I wrote an interesting article on ASCAP daily brief on this. I wish I knew were it was to link. Some artists are seriously concerned about sample clearance, even when not really necessary. Like Eminem will clear any sample he uses, even if the sample is not musical and the owner doesn't care, doesn't want money, he still feels he needs a formal agreement (which if I recall correctly, really has been bothersome in the creative process). I believe he feels he has so much exposure that he wants anything and everything cleared. Some examples were fairly extreme, but lets say I recorded an Amtrak announcement as I walk by it in Oakland, he would clear that with Amtrak, that's the vibe I got.
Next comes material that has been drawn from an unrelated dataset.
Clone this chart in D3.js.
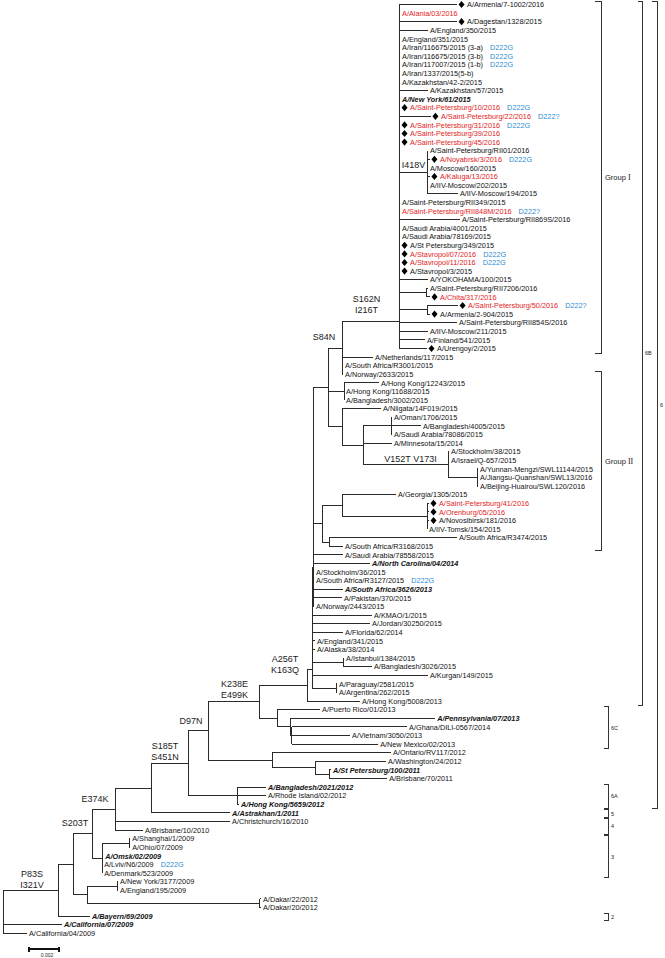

Other artists do not, but are very aware they will probably get sued. If they don't, they don't, but they expect to, but do not go through the proper channels because they don't want to get denied. They loose a lot of leverage though.
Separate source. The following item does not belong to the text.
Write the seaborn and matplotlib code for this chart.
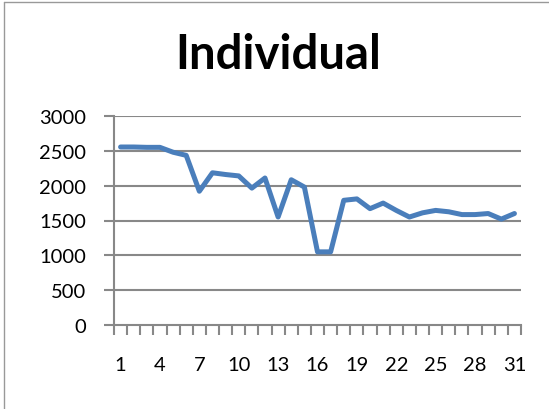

What was clear was that artists who make a bunch of money of records are more likely to clear, and artists who make money off of touring but not much of sales may not. To me, it makes sense but it is risky.

At the end of the day, getting sued is likely not fun as suing people is no fun at at all, been through that.

At the end of the day, you have a choice to follow the law or not. To me, the most important thing you need to know, regardless of your choice, is knowing the law. I said it in a previous post but the biggest misconception about IP and copyright is that you somehow get sued less or the same as the money you made. That is just simply not true. You can get sued for more than you made, and depending on the person, how much you made may play a role, it may not. It's their work, they own it, so it's not based in accounting, it's based in the owners perceived value. Then the courts, mediators, etc, will see if it's viable.

Point being, if you have a little project and think they can only sue you for a little, that is far from true. You can use this in the discovery process but some artists won't care.
Ok, so what's an artist like myself supposed to do? If I sample perhaps 8 different (completely obscure) songs; manipulate and collage snippets of them together into something coherent of my own and record a rapper over it—I'm supposed to clear all of those samples before releasing it (even locally) in order that I don't get sued? That's absolutely bonkers to me.